By replacing many of the manual processes previously conducted by salesmen and ad buyers with an automated alternative, advertisers are able to improve the speed and efficiency of their advertising with ease. Therefore, when implemented correctly, programmatic advertising is able to unlock the simplest and most successful advertising to date. Not only this, but its versatility for integration with other emerging technologies offers brands many opportunities to combat the ongoing challenges currently facing the industry.
For example, the ability of programmatic to automate advertising has raised a few concerns amongst advertisers, particularly over ad spend and ad fraud. However, one technology which can be integrated within programmatic platforms to tackle these issues is blockchain. Blockchain technology holds the ability to collect a full audit trail of every transaction, providing a permanent and irreversible record of transactions which eliminate the risk of fraud. Not only does this technology offer a secure network for advertisers to operate within, it also increases transparency by allowing advertisers to see exactly where and to whom their budget is being invested.
Other ground-breaking technologies are also developing at the same pace as programmatic, which are allowing advertisers to collect extensive amounts of smart data to ensure consumers receive the right message, at the right time. The rise of this data through the recent growth of IoT and AI has increased the flow of personal data and enabled programmatic ads to transition away from traditional sales messages and promising greater creativity through personalised, automated ads based on user personal information.
With the progression of programmatic advertising now showing some signs of slowing, I predict that continuing advancements in ad-tech will create a host of new innovative platforms, which each help to solve a particular problem. As this technology emerges, it will become ever important for service providers to acknowledge their users and have measures in place to assist them in navigating this sector. As more companies come to embrace programmatic ads, the responsibility for service providers to educate customers will continue to rise.

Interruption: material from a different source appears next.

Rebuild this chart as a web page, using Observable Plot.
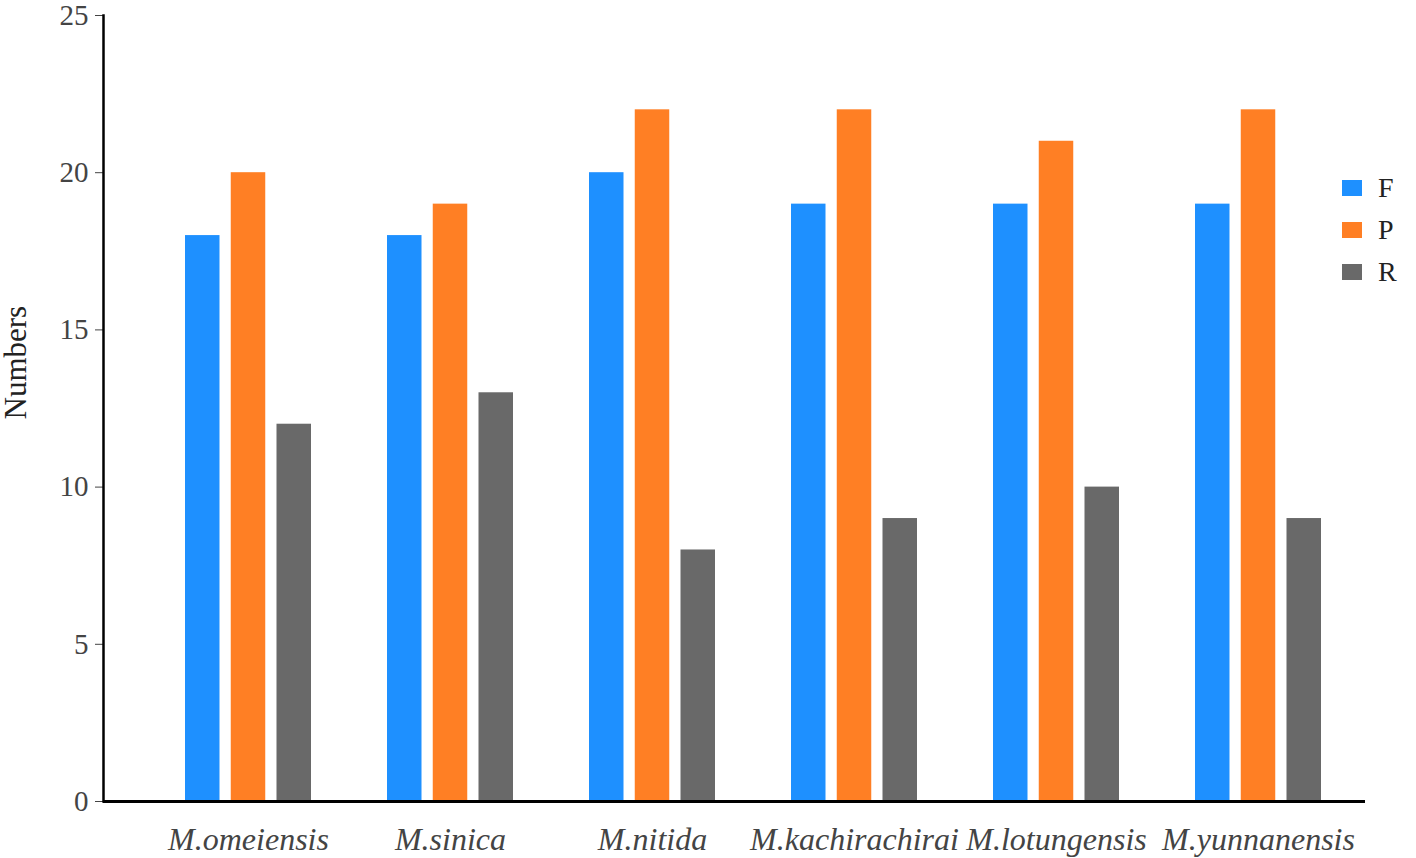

In my view, the next-generation of digital advertising will be highly focused on implementing programmatic strategies, given its potential to streamline the process of ad buying and deliver creative, unique adverts for specific audiences. Should service providers be able to advise buyers and sellers on how best to integrate this progressive technology, there is no doubt that programmatic will continue to transform and unlock easy advertising for the industry.